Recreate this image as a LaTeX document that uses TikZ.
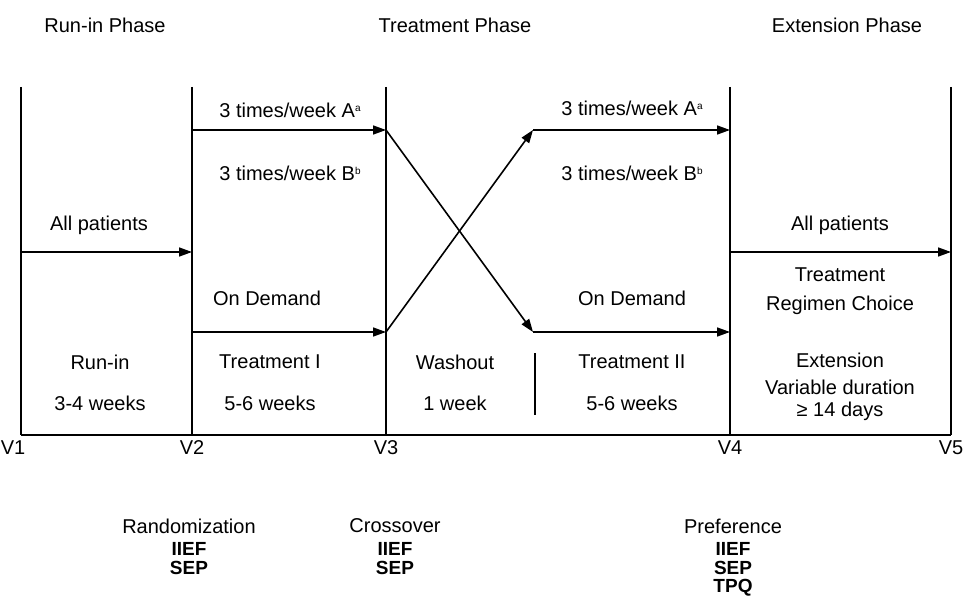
\documentclass[tikz,border=0pt]{standalone}
\usepackage{fontspec}
\setmainfont{Liberation Sans}
\usetikzlibrary{arrows.meta}
\newcommand{\supmark}[1]{\raisebox{6pt}{\fontsize{10}{10}\selectfont #1}}
\begin{document}
\begin{tikzpicture}[line width=1.6pt,>={Stealth[length=13pt,width=9pt,inset=0pt]},x=1pt,y=-1pt,
    font=\fontsize{20}{24}\selectfont,
    lbl/.style={inner sep=0pt},
    key/.style={inner sep=0pt,font=\fontsize{19}{22}\selectfont\bfseries}]
        \useasboundingbox (0,0) rectangle (965,599);
        % visit lines
        \foreach \v/\x in {1/21,2/192,3/386,4/730,5/951} {
            \coordinate (top\v) at (\x,87);
            \coordinate (bot\v) at (\x,435);
            \draw (top\v) -- (bot\v);
        }
        \draw (bot1) -- (bot5);
        % arrow end points
        \coordinate (run0) at (21,252);   \coordinate (run1) at (192,252);
        \coordinate (a0) at (192,130);    \coordinate (a1) at (386,130);
        \coordinate (d0) at (192,332);    \coordinate (d1) at (386,332);
        \coordinate (a2) at (533,130);    \coordinate (a3) at (730,130);
        \coordinate (d2) at (533,332);    \coordinate (d3) at (730,332);
        \coordinate (ext0) at (730,252);  \coordinate (ext1) at (951,252);
        \coordinate (sep0) at (535,353);  \coordinate (sep1) at (535,415);
        \draw[->] (run0) -- (run1);
        \draw[->] (a0) -- (a1);
        \draw[->] (d0) -- (d1);
        \draw[->] (a1) -- (d2);
        \draw[->] (d1) -- (a2);
        \draw[->] (a2) -- (a3);
        \draw[->] (d2) -- (d3);
        \draw[->] (ext0) -- (ext1);
        \draw (sep0) -- (sep1);
        % phase titles
        \node[lbl] (ph1) at (105,25) {Run-in Phase};
        \node[lbl] (ph2) at (455,25) {Treatment Phase};
        \node[lbl] (ph3) at (847,25) {Extension Phase};
        % arm labels
        \node[lbl] (armA1) at (290,110) {3 times/week A\supmark{a}};
        \node[lbl] (armB1) at (290,173) {3 times/week B\supmark{b}};
        \node[lbl] (armA2) at (632,108) {3 times/week A\supmark{a}};
        \node[lbl] (armB2) at (632,173) {3 times/week B\supmark{b}};
        \node[lbl] (all1) at (99,225) {All patients};
        \node[lbl] (all2) at (840,225) {All patients};
        \node[lbl] (dem1) at (267,298) {On Demand};
        \node[lbl] (dem2) at (632,298) {On Demand};
        \node[lbl] (choice1) at (840,275) {Treatment};
        \node[lbl] (choice2) at (840,305) {Regimen Choice};
        % period labels
        \node[lbl] (per1) at (100,362) {Run-in};
        \node[lbl] (dur1) at (100,403) {3-4 weeks};
        \node[lbl] (per2) at (270,362) {Treatment I};
        \node[lbl] (dur2) at (270,403) {5-6 weeks};
        \node[lbl] (per3) at (455,362) {Washout};
        \node[lbl] (dur3) at (455,403) {1 week};
        \node[lbl] (per4) at (632,362) {Treatment II};
        \node[lbl] (dur4) at (632,403) {5-6 weeks};
        \node[lbl] (per5) at (840,360) {Extension};
        \node[lbl] (dur5) at (840,387) {Variable duration};
        \node[lbl] (dur6) at (840,411) {≥ 14 days};
        % visits
        \node[lbl] (V1) at (13,448) {V1};
        \node[lbl] (V2) at (192,448) {V2};
        \node[lbl] (V3) at (386,448) {V3};
        \node[lbl] (V4) at (730,448) {V4};
        \node[lbl] (V5) at (951,448) {V5};
        % assessments
        \node[lbl] (rand) at (189,526) {Randomization};
        \node[key] (rand1) at (189,549) {IIEF};
        \node[key] (rand2) at (189,568) {SEP};
        \node[lbl] (cross) at (395,526) {Crossover};
        \node[key] (cross1) at (395,549) {IIEF};
        \node[key] (cross2) at (395,568) {SEP};
        \node[lbl] (pref) at (733,526) {Preference};
        \node[key] (pref1) at (733,549) {IIEF};
        \node[key] (pref2) at (733,568) {SEP};
        \node[key] (pref3) at (733,588) {TPQ};
\end{tikzpicture}
\end{document}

┄┄┄┄┄┄

Task to complete: Without including any pictures, reproduce the listing exactly.

Solution for this exercise:
Recreate this image as a LaTeX document that uses TikZ.
\documentclass[tikz,border=0pt]{standalone}
\usepackage{fontspec}
\setmainfont{Liberation Sans}
\usetikzlibrary{arrows.meta}
\newcommand{\supmark}[1]{\raisebox{6pt}{\fontsize{10}{10}\selectfont #1}}
\begin{document}
\begin{tikzpicture}[line width=1.6pt,>={Stealth[length=13pt,width=9pt,inset=0pt]},x=1pt,y=-1pt,
    font=\fontsize{20}{24}\selectfont,
    lbl/.style={inner sep=0pt},
    key/.style={inner sep=0pt,font=\fontsize{19}{22}\selectfont\bfseries}]
        \useasboundingbox (0,0) rectangle (965,599);
        % visit lines
        \foreach \v/\x in {1/21,2/192,3/386,4/730,5/951} {
            \coordinate (top\v) at (\x,87);
            \coordinate (bot\v) at (\x,435);
            \draw (top\v) -- (bot\v);
        }
        \draw (bot1) -- (bot5);
        % arrow end points
        \coordinate (run0) at (21,252);   \coordinate (run1) at (192,252);
        \coordinate (a0) at (192,130);    \coordinate (a1) at (386,130);
        \coordinate (d0) at (192,332);    \coordinate (d1) at (386,332);
        \coordinate (a2) at (533,130);    \coordinate (a3) at (730,130);
        \coordinate (d2) at (533,332);    \coordinate (d3) at (730,332);
        \coordinate (ext0) at (730,252);  \coordinate (ext1) at (951,252);
        \coordinate (sep0) at (535,353);  \coordinate (sep1) at (535,415);
        \draw[->] (run0) -- (run1);
        \draw[->] (a0) -- (a1);
        \draw[->] (d0) -- (d1);
        \draw[->] (a1) -- (d2);
        \draw[->] (d1) -- (a2);
        \draw[->] (a2) -- (a3);
        \draw[->] (d2) -- (d3);
        \draw[->] (ext0) -- (ext1);
        \draw (sep0) -- (sep1);
        % phase titles
        \node[lbl] (ph1) at (105,25) {Run-in Phase};
        \node[lbl] (ph2) at (455,25) {Treatment Phase};
        \node[lbl] (ph3) at (847,25) {Extension Phase};
        % arm labels
        \node[lbl] (armA1) at (290,110) {3 times/week A\supmark{a}};
        \node[lbl] (armB1) at (290,173) {3 times/week B\supmark{b}};
        \node[lbl] (armA2) at (632,108) {3 times/week A\supmark{a}};
        \node[lbl] (armB2) at (632,173) {3 times/week B\supmark{b}};
        \node[lbl] (all1) at (99,225) {All patients};
        \node[lbl] (all2) at (840,225) {All patients};
        \node[lbl] (dem1) at (267,298) {On Demand};
        \node[lbl] (dem2) at (632,298) {On Demand};
        \node[lbl] (choice1) at (840,275) {Treatment};
        \node[lbl] (choice2) at (840,305) {Regimen Choice};
        % period labels
        \node[lbl] (per1) at (100,362) {Run-in};
        \node[lbl] (dur1) at (100,403) {3-4 weeks};
        \node[lbl] (per2) at (270,362) {Treatment I};
        \node[lbl] (dur2) at (270,403) {5-6 weeks};
        \node[lbl] (per3) at (455,362) {Washout};
        \node[lbl] (dur3) at (455,403) {1 week};
        \node[lbl] (per4) at (632,362) {Treatment II};
        \node[lbl] (dur4) at (632,403) {5-6 weeks};
        \node[lbl] (per5) at (840,360) {Extension};
        \node[lbl] (dur5) at (840,387) {Variable duration};
        \node[lbl] (dur6) at (840,411) {≥ 14 days};
        % visits
        \node[lbl] (V1) at (13,448) {V1};
        \node[lbl] (V2) at (192,448) {V2};
        \node[lbl] (V3) at (386,448) {V3};
        \node[lbl] (V4) at (730,448) {V4};
        \node[lbl] (V5) at (951,448) {V5};
        % assessments
        \node[lbl] (rand) at (189,526) {Randomization};
        \node[key] (rand1) at (189,549) {IIEF};
        \node[key] (rand2) at (189,568) {SEP};
        \node[lbl] (cross) at (395,526) {Crossover};
        \node[key] (cross1) at (395,549) {IIEF};
        \node[key] (cross2) at (395,568) {SEP};
        \node[lbl] (pref) at (733,526) {Preference};
        \node[key] (pref1) at (733,549) {IIEF};
        \node[key] (pref2) at (733,568) {SEP};
        \node[key] (pref3) at (733,588) {TPQ};
\end{tikzpicture}
\end{document}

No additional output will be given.